If no such object exists, the map should be "wrapped" using the {@link Collections#synchronizedMap Collections.synchronizedMap} method. This is best done at creation time, to prevent accidental unsynchronized access to the map:
如果没有这样的对象存在,那么这个map应该使用Collections.synchronizedMap方法。为了避免不同步的对这个map的访问,这个操作最好在创建的时候做
Map m = Collections.synchronizedMap(new HashMap(...));
The iterators returned by all of this class's "collection view methods" are fail-fast: if the map is structurally modified at any time after the iterator is created, in any way except through the iterator's own remove method, the iterator will throw a {@link ConcurrentModificationException}. Thus, in the face of concurrent modification, the iterator fails quickly and cleanly, rather than risking arbitrary, non-deterministic behavior at an undetermined time in the future.
迭代器返回这个类的所有“集合视图方法”都是快速失败的:意思是,如果一个map的结构在迭代器创建之后被修改,除了使用迭代器本身的remove方法,其他都将会抛出ConcurrentModificationException异常。
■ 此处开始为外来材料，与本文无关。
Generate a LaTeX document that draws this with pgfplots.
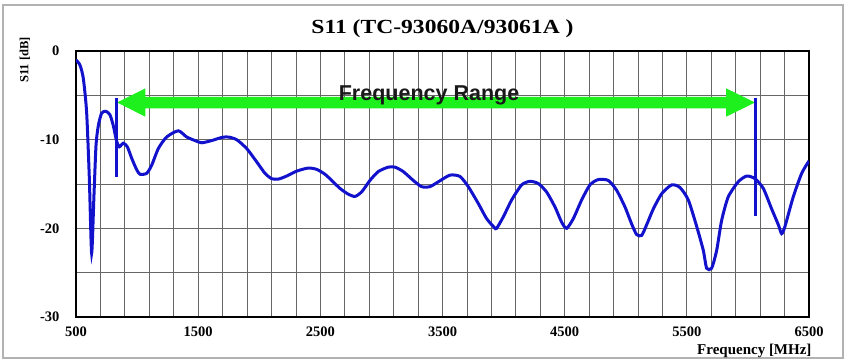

因此,在面对并发修改时,与其冒着风险去执行,在不确定的时间和不确定的行为导致失败,不如快速的让迭代器失败。
Note that the fail-fast behavior of an iterator cannot be guaranteed as it is, generally speaking, impossible to make any hard guarantees in the presence of unsynchronized concurrent modification. Fail-fast iterators throw ConcurrentModificationException on a best-effort basis. Therefore, it would be wrong to write a program that depended on this exception for its correctness: the fail-fast behavior of iterators should be used only to detect bugs.
注意快速失败行为迭代器是不能保证的,一般来说,不能对任何不同步并发修改做任何硬性保证。快速失败,迭代器会尽力抛出ConcurrentModificationException异常。因此,依赖这个异常处理区编码去保证正确性是不对的:迭代器的快速失败行为应该只是被用于侦测bug。